You can also see this more purely conceptually in the discussions of deterritorialization as liberation in Deleuze and Guattari’s Anti-Oedipus. Zamora may be nostalgic for the welfare state of old, but that also means being nostalgic for a political principle of governance as population control. For the generation of Europeans whose teenage years were consumed by the war against Nazi totalitarianism (as Foucault’s and Deleuze’s were*), the power of the state to destroy individuality was the ubiquitous issue of politics, a spectre haunting the critical thought of the left.

* Deleuze himself lost his older brother Georges in the war, a French Resistance activist who was captured and disappeared in a Vichy government prison camp.

Foucault, Deleuze, Guattari, Negri, and the other post-pragmatist philosophers haunted the mainstream left of the 20th century with their more anarchistic visions of a left that didn’t rely on the state. I found one reaction to Zamora’s interview at a Washington Post blog, where Daniel Drezner writes that contemporary libertarians can learn a lot from Foucault. They certainly should learn a lot from Foucault: like how to become anarchists.
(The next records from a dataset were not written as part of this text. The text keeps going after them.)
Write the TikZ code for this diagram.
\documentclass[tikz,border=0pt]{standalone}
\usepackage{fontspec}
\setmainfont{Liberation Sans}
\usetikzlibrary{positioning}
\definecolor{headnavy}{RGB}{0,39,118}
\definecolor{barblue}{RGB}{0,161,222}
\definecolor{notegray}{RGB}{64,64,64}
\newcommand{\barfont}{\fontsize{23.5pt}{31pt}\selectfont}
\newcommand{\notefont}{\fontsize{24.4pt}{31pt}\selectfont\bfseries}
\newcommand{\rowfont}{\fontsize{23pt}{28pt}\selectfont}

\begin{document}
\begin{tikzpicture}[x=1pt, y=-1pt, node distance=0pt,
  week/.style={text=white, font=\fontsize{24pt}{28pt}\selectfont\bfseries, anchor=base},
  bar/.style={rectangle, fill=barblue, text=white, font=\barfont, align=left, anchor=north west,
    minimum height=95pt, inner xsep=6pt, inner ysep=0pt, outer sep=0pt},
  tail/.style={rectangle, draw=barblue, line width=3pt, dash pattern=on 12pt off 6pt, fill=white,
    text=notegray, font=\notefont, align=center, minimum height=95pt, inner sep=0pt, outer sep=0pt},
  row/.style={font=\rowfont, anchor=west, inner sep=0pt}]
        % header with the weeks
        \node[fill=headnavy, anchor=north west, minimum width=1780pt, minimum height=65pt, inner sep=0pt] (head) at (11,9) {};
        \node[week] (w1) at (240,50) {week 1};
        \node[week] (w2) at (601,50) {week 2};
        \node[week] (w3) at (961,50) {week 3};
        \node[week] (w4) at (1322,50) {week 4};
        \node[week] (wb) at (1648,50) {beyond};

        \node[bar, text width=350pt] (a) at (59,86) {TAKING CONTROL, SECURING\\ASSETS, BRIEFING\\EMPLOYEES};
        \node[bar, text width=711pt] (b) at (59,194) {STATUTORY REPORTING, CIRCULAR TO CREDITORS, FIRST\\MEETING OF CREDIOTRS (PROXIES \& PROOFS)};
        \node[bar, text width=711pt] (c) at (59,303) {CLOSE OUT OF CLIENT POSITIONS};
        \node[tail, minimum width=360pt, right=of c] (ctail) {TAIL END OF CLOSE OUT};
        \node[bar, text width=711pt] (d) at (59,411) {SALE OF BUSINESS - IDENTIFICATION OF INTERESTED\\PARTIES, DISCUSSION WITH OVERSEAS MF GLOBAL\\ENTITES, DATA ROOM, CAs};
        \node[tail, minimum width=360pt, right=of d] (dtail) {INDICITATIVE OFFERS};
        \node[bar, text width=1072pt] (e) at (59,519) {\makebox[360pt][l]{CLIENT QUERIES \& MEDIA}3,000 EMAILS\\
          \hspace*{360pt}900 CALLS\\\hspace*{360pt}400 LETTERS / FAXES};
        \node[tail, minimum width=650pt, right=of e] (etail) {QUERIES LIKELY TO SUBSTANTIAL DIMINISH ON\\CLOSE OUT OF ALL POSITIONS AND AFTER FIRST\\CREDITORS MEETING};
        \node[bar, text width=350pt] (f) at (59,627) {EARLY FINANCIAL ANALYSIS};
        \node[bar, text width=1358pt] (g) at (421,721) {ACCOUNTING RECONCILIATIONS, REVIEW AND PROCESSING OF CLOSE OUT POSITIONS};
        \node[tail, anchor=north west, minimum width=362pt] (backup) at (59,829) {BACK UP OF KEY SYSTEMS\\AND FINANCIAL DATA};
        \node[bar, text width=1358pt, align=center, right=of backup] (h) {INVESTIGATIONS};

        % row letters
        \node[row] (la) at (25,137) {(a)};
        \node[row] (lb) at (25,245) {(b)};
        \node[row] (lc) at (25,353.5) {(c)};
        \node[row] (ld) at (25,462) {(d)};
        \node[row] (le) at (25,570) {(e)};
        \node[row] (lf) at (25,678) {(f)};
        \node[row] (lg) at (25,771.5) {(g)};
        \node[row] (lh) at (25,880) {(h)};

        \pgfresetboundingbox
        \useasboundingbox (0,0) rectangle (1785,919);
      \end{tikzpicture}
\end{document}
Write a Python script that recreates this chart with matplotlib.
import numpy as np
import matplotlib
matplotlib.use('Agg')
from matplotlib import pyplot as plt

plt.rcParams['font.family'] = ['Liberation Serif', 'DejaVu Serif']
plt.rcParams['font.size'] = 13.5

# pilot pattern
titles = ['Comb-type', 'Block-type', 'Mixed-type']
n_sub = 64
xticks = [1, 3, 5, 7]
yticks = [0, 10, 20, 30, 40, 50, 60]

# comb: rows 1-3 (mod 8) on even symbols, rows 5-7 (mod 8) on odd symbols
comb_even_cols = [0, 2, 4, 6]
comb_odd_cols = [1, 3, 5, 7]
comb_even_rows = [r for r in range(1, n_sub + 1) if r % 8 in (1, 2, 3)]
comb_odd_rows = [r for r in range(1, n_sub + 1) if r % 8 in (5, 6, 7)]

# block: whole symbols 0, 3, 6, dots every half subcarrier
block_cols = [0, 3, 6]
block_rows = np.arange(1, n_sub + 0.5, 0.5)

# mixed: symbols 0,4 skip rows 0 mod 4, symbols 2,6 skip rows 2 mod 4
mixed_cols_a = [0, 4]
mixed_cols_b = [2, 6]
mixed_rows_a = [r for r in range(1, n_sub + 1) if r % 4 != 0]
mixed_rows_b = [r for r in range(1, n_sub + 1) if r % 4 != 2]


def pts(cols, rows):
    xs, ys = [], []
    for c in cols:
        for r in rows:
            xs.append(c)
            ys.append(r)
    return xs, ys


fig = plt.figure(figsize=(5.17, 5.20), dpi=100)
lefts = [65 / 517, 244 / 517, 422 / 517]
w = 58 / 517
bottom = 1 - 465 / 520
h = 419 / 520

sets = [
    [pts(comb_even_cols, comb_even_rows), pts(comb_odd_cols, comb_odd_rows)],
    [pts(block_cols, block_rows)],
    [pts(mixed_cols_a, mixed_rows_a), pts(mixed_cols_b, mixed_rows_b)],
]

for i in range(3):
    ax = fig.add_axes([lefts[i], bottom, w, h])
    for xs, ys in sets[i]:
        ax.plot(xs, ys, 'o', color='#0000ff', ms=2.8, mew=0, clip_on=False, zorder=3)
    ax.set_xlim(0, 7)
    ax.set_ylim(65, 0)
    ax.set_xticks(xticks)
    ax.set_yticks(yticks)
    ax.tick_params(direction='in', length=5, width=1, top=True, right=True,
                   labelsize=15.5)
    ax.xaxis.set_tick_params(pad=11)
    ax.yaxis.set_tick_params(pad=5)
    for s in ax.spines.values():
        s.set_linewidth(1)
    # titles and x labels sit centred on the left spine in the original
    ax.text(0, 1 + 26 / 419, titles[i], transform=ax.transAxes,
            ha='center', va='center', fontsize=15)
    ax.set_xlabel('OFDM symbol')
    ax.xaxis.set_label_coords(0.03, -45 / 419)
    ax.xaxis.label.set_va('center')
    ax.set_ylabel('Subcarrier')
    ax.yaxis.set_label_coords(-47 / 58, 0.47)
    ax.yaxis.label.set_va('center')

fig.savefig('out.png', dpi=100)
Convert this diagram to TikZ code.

Ultimately, libertarian and neoliberal values will be defeated by the one problem that a society which ignores the problems of growing inequality always faces: the mass frustration of a huge majority of allegedly middle class people who can no longer afford any basic goods beyond the Dollarama level of quality. In allowing a collection of small oligarchies to concentrate almost all of Earth’s wealth in a few thousand hands, economic liberalization has failed.

But the vision of the people’s state has also failed. The generations who experienced Western totalitarianism in the Nazi and Stalinist regimes saw that. We see it today when we look at the militarization of the police, the American prison system, and the horrifyingly ubiquitous surveillance state institution we live under. Zamora is right about the bankruptcy of economic liberalism, but if he wants us to restore our faith in the state as the means of our liberation from this new regime, he’s a fool.